Even without a large number of CPRs to monitor, these instruments can be cumbersome. “But at end of day it gives you an unarguable right to the commodity,” he says.
“When they work – and they almost always do – they work very well.”

The theory
At bottom, these are very simple structures. The farmer receives cash and in exchange promises to deliver the harvest to the investor, usually to a third party-controlled warehouse system.
The farmer – known also as the issuer – usually will provide a guarantee using property as collateral, or insurance will be taken out on the transaction, or some other form of guarantee by a third party, such as Banco do Brasil, will be obtained. Either way, though, there are clear protections for the investor who has handed over cash to the farmer for his crop, which is still at the fertilising or sowing stage. For instance CETIP, a Brazilian clearing system, tracks and reports how much of the crop the farmer has pledged, thus ensuring the farmer has not sold his crop twice or three times.

For this reason, they can often be found embedded in pre-export finance transactions in Brazil, with the CPRs providing an additional element of security.
Other banks may just use CPRs on a select basis. “What we rely on is agriculture and stock pledges which underpin the CPRs,” says Engin Harman, managing director of trade finance at the Landsbanki, London branch. “What we do is take the agri pledge or promissory note directly rather than it underpinning a CPR, which is essentially a tradable instrument. Unless it is a very large deal, in which case we do take a CPR.”
Because the bank primarily operates on a bilateral basis, it is easier for it to take the security directly, he explains.
The beauty of these transactions is that they provide liquidity, both to the farmer as well as the investor. The farmer receives reasonably-priced financing to grow his crop. The investor has acquired an instrument that comes with a ready-made exit strategy; CPRs are easily tradable at commodity exchanges as well as over the counter transactions.

A system tested
More often than not, however, investors and banks have not bothered with the form and formality of a properly-structured CPR.
A clubby community was one reason – the farmers are in a type of relationship where they are indebted to the bank or investor, explains Fabio Liborio, an executive in the collateral management division of Cotecna, a trade inspection, security and certification company. “This is not financing that stretches out across multiple harvests – it is very short term.” So the incentive for fraud is much lower.
Cost is one reason – perhaps the main one – why many CPRs are not ultimately registered or endorsed, says Amy Dulin, an attorney with Hughes Hubbard & Reed in Miami, Florida.

“Each endorsement requires a filing fee and for transactions where there are hundreds of CPRs that can get very expensive.” It is a common market practice in fact, she says, not to register the endorsement. She echoes Liborio in saying that the community is small enough that most of the players are familiar with each other, or at least their reputations.
Few saw these lax practices as a significant risk – until that is, a recent series of incidents in which the CPR structure was tested – and the vulnerabilities in these supposedly secure instruments became clear.  There were different reasons for these failures, but mostly centred around issues of administration, outright fraud and in one case a company that overstretched itself financially.
“Until recently CPRs had a very good and long track record of performance,” Adrian Lewers, underwriter and head of the political contingency group at Beazley, says.
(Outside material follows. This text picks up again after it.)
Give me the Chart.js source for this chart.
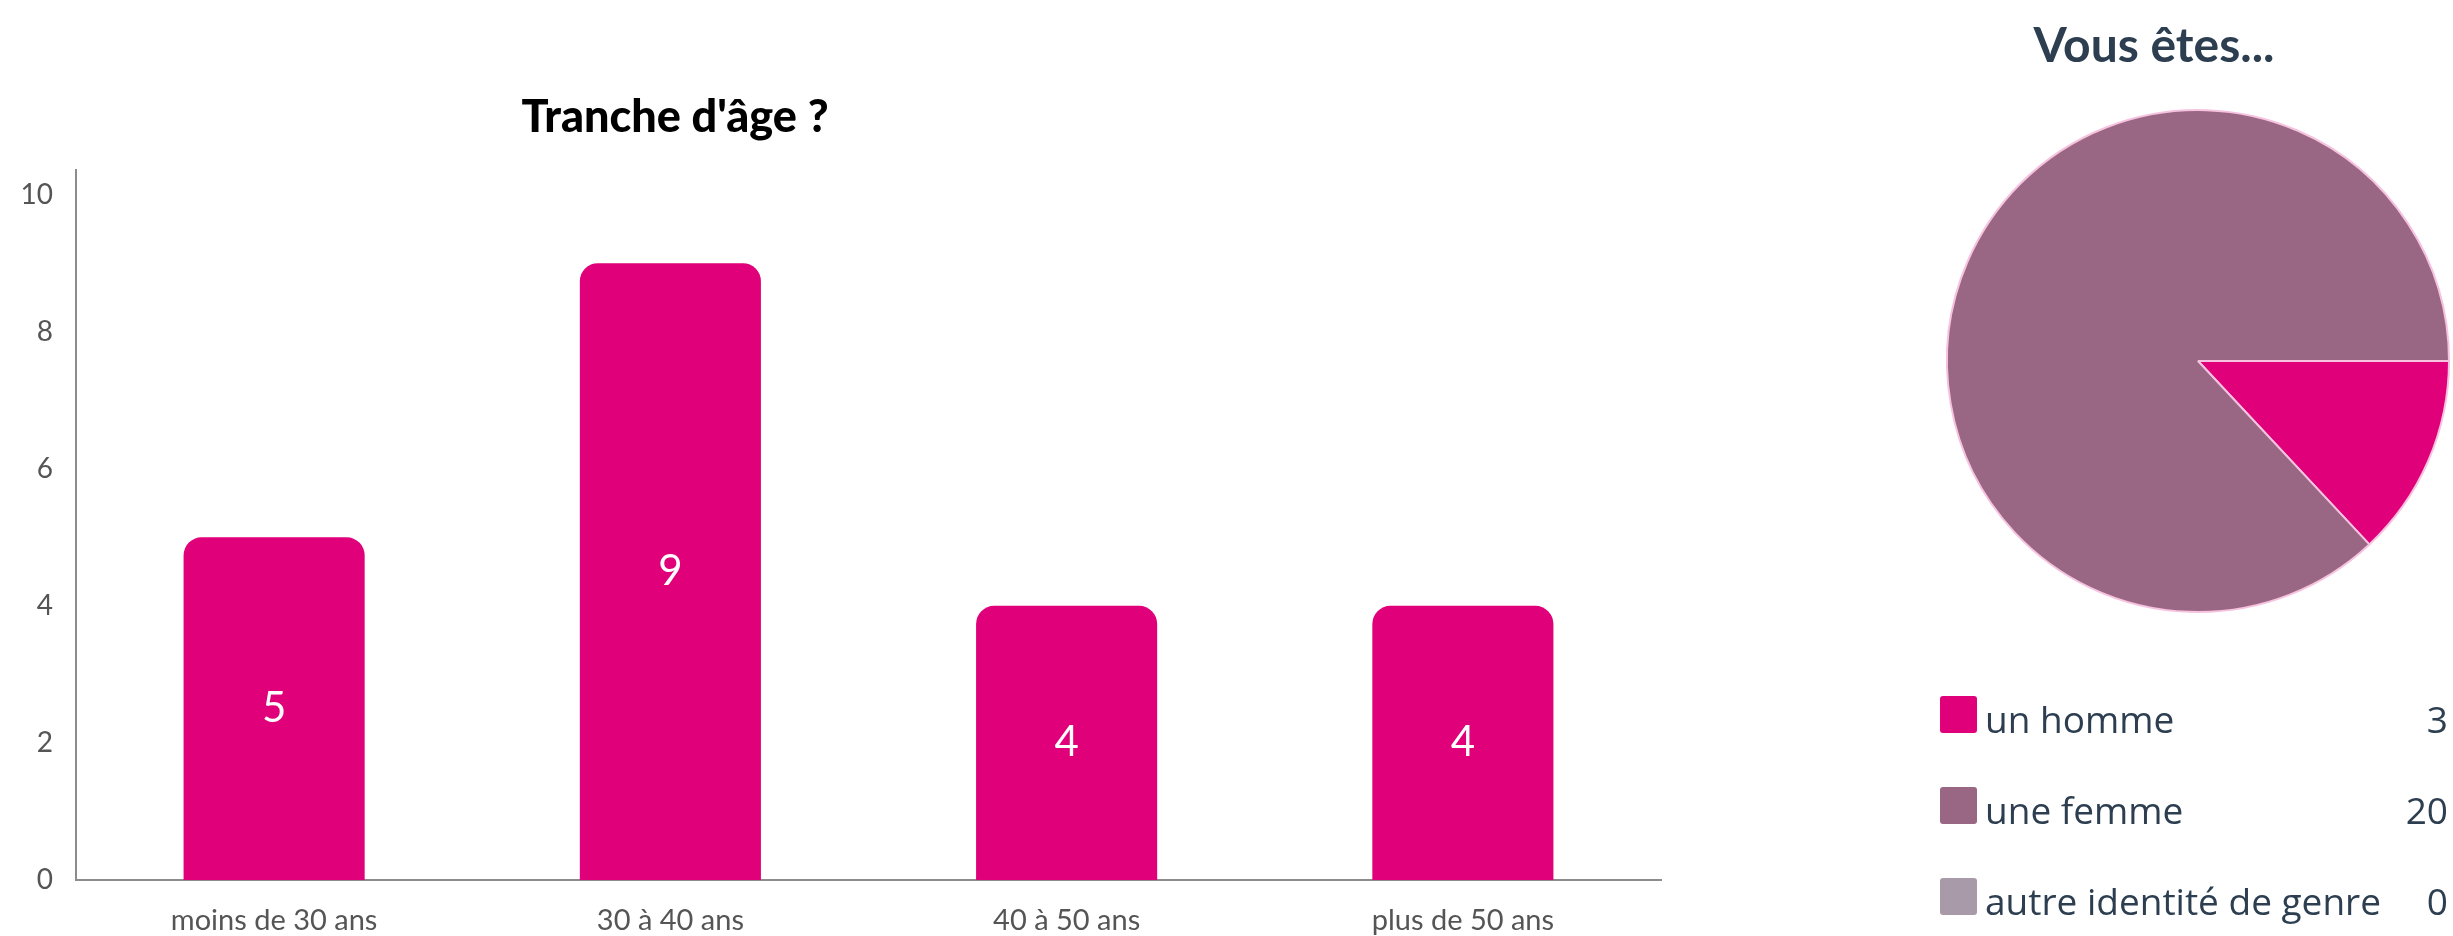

At the heart of most of the failures was the inability for the investor to call or realise on the CPR, usually because it had not been registered properly or appropriately endorsed to the third party beneficiary. Indeed, there is no legal requirement to register or endorse a CPR, but it is an imperfect security if it hasn’t been – an unpleasant lesson some investors and banks learned the hard way this year.
Unless the bank’s rights to the CPR have been endorsed, the trader or first beneficiary is in a position where it can interfere with CPR; it can, for instance, deregister it or allocate the crop to someone else.
“A lot of creditors lost out because they didn’t have standing to claim their rights under CPR,” Dulin says.

Additional security
Not surprisingly, the market has responded by seeking out ways to further secure these instruments. For instance, a CPR can be supplemented with other collateral, such as a mortgage over the physical assets of the farmer or a lien on the land itself.
“I have been advising clients that CPRs can continue to form the basis of the structure but to look for additional collateral and even personal guarantees on the part of the first beneficiary,” the Sao Paulo attorney says.
Personal guarantees are not necessarily the perfect solution either, he adds. Especially in the current economic environment, such guarantees are one bankruptcy away from being meaningless. Also, in some countries, assets can easily be transferred even if they are supporting a transaction.
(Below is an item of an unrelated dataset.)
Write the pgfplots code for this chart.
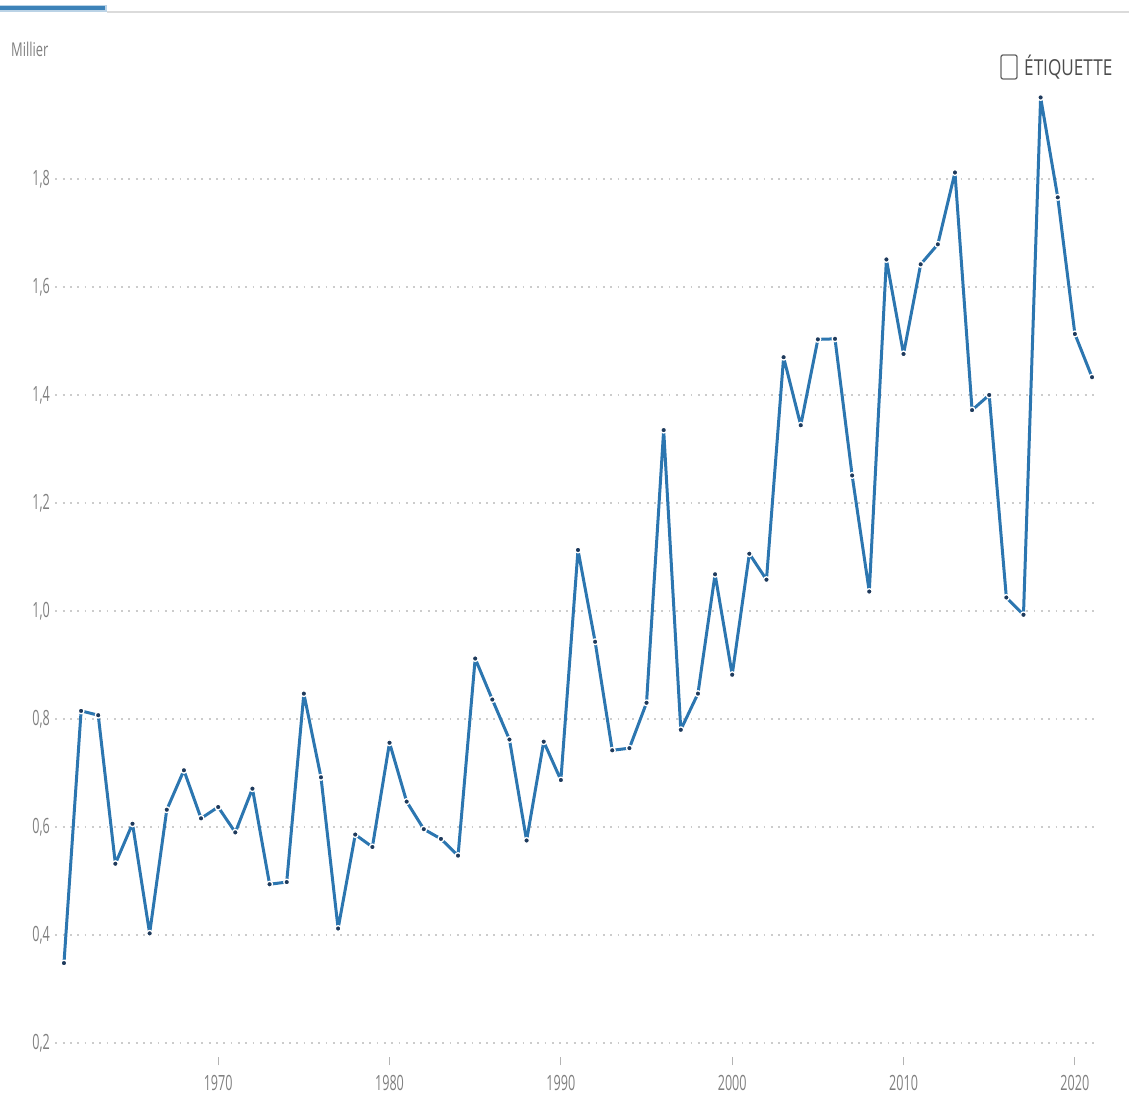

Few, if anybody, however, expect that CPRs will be completely abandoned because of the security concerns that have been exposed.  Beazley’s Lewers, for instance, has started scrutinising more carefully what measures are taken to perfect the security of the commodity under the CPR. But he has not lost faith in the model. “Whilst there are other, more robust, forms of security – such as CDA/WA, mercantile pledges, mortgages and fiduciary liens – the market will not turn away from CPRs. They just are no longer considered as rock-solid as the banking market once assumed they were – and certainly not bankruptcy remote.”
In today’s market everybody is being a little more cautious, Dulin agrees. “They are definitely considered a useful tool – but one that does have certain limitations.”